The devil is always in the details, of course - but at the level of generality that you have presented this example, the risk of the chandelier breaking would seem to be very much implict in the framing of the situation.

your decision to try and disable a magic circle humming with energy is not invalidated if when you fail I decide to teleport the entire party to the Far North instead of having it all unleash in a massive fireball like you expected.
I don't agree with this at all. If it wasn't implicit in the situation that such a thing might happen, I would regard this as very bad GMing. I once had a thing a bit like this happen in a game - the GM teleported the party 100 years into the future. The effect was to largely invaldiate all our play to date, which was enmeshed in a particular time and place. (I think the GM did it because he felt he had lost control of the campaign, and wanted to reestablish that control.)

I quite the game a session or two after that, and I heard that it ended not long after.

If details are important, add them. Add in an extra level of interaction. But if it makes sense for the story for there to be a somewhat difficult to climb run-of-the-mill wall I may include it. Unless it's important I get past it with as little muss and fuss as possible.
To me, this would seem a good reason not to call for a check at all, because nothing is at stake.. Just narrate the climbing of the unremarable wall and keep moving until something more significant comes up.
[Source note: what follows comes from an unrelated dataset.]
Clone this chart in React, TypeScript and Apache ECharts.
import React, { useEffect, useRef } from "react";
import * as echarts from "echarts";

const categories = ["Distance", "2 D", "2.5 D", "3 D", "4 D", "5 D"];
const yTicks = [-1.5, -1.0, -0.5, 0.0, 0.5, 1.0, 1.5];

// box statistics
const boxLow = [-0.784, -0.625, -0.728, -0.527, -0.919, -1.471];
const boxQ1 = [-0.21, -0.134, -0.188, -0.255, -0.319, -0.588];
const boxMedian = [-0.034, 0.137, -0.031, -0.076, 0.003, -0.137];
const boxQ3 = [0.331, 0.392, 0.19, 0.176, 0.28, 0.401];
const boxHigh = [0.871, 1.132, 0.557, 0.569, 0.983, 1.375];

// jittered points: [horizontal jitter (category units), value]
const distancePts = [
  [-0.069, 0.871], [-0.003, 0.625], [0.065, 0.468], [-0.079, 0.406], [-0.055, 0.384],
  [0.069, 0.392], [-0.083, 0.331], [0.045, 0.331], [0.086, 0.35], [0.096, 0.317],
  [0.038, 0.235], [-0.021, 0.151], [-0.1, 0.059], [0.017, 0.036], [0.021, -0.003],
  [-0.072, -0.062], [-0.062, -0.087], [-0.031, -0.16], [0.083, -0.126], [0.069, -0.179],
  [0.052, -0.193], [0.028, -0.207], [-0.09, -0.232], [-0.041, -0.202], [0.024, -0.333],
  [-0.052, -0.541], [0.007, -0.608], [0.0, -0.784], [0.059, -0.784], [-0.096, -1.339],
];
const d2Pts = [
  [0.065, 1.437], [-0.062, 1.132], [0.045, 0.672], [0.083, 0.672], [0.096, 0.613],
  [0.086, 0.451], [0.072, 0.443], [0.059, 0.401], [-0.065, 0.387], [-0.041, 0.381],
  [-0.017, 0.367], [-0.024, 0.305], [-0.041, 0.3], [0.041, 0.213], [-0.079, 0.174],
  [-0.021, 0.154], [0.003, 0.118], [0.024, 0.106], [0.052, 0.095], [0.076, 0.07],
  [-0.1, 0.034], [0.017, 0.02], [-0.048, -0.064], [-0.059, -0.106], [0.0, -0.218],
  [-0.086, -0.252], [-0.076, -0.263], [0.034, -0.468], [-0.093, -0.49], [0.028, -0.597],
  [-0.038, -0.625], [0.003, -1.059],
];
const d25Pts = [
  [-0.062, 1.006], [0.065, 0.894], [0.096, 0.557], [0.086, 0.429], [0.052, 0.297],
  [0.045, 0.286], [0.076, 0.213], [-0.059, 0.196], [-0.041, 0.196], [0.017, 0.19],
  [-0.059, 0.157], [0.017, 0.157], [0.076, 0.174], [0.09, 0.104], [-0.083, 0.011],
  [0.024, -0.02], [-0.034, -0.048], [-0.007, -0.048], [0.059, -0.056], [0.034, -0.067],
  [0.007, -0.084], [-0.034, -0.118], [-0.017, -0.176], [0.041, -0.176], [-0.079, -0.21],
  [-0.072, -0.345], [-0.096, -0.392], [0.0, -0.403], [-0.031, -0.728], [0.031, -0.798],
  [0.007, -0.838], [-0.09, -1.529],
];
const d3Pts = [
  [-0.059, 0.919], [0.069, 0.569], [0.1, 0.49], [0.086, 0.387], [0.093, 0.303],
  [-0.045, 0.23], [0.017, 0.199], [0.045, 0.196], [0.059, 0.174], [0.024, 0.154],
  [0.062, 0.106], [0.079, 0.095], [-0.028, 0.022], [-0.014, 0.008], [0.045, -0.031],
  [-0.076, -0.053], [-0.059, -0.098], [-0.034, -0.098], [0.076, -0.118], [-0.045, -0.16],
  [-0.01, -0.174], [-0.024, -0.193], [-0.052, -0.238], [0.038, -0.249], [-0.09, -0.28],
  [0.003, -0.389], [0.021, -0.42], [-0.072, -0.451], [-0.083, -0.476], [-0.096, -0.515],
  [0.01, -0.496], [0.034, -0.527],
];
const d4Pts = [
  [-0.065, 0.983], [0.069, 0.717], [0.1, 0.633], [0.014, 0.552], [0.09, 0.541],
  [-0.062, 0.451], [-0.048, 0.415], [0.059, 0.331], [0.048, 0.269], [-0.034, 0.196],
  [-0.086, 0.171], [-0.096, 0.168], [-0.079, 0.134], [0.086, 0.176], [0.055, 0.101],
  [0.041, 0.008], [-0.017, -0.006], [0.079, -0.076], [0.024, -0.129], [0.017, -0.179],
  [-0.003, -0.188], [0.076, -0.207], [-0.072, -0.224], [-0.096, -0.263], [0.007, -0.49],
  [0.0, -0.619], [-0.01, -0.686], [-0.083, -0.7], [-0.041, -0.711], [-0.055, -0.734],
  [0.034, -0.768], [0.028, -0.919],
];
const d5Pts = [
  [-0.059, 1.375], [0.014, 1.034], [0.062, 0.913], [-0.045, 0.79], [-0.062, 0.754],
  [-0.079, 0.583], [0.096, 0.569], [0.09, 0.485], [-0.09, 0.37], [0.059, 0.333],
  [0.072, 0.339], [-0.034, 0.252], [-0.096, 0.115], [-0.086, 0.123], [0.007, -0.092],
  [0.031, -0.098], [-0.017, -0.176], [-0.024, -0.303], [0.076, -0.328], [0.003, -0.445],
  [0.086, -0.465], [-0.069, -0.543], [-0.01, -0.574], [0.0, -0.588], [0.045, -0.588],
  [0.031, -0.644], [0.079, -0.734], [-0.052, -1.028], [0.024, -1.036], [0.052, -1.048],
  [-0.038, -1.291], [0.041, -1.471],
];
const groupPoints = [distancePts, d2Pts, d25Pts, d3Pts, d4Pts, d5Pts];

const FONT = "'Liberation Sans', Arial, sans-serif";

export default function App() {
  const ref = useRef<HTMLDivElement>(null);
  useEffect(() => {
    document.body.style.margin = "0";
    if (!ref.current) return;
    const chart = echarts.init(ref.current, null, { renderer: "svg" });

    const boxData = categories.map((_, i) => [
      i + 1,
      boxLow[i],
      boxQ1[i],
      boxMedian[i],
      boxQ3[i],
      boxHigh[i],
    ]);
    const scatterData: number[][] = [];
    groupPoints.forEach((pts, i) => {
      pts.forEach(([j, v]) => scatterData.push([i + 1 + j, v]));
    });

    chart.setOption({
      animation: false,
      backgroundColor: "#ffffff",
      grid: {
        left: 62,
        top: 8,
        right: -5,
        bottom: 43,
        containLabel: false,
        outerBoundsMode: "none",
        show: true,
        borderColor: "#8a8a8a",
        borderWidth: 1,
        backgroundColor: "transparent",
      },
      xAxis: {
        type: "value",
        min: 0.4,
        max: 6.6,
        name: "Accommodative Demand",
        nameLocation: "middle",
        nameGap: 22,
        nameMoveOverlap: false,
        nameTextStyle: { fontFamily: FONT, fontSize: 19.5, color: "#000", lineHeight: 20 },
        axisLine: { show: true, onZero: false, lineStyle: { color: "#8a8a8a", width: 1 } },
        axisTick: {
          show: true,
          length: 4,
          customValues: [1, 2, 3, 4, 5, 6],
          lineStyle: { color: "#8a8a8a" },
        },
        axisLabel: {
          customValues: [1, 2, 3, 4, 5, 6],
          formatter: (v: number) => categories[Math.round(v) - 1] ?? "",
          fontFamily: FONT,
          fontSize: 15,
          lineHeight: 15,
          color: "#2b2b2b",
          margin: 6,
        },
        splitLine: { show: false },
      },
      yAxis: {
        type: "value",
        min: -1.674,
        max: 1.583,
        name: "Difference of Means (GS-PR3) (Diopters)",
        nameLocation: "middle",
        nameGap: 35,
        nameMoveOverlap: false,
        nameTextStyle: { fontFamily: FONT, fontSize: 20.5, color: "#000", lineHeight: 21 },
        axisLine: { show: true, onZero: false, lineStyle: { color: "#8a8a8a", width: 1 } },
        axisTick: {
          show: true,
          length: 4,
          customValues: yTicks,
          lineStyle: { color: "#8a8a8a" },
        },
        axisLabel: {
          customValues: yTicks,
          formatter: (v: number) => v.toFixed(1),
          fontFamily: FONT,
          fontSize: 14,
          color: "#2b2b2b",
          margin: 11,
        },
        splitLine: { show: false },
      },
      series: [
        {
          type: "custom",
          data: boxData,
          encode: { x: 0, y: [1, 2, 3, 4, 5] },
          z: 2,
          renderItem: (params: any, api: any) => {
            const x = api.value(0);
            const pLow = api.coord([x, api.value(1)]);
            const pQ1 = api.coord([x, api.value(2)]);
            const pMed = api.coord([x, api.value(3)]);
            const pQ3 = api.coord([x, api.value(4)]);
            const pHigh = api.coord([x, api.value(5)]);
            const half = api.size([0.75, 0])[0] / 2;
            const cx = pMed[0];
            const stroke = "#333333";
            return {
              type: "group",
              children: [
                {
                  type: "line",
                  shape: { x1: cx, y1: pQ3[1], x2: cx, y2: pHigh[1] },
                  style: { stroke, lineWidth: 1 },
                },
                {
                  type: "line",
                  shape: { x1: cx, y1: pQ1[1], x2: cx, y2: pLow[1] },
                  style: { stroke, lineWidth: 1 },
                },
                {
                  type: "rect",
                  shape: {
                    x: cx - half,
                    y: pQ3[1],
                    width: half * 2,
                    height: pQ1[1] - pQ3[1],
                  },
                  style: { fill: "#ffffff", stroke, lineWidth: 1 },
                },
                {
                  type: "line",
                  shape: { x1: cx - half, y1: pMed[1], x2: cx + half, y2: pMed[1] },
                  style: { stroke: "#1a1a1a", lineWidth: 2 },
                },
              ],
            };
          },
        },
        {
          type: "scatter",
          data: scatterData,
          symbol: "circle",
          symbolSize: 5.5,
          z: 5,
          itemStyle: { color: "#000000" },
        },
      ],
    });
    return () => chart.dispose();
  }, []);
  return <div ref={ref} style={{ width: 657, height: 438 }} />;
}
So, just to be clear, y’all would allow a player to roll (and potentially fail) to perform a task that you didn’t initially plan to require a roll to succeed on, simply because they announced that they were making a check? That’s actually how you would all rule in that situation?
For my part, it would depend. If the DC is zero/automatic (as per [MENTION=22779]Hussar[/MENTION]'s comments upthread), no. But if what's going on is a mismatch between GM and player expectations as to whether something is at stake, it might be time for a re-calibration in our understanding of the situation.

Either way, I couldn't imagine it playing out like [MENTION=6801328]Elfcrusher[/MENTION]'s example.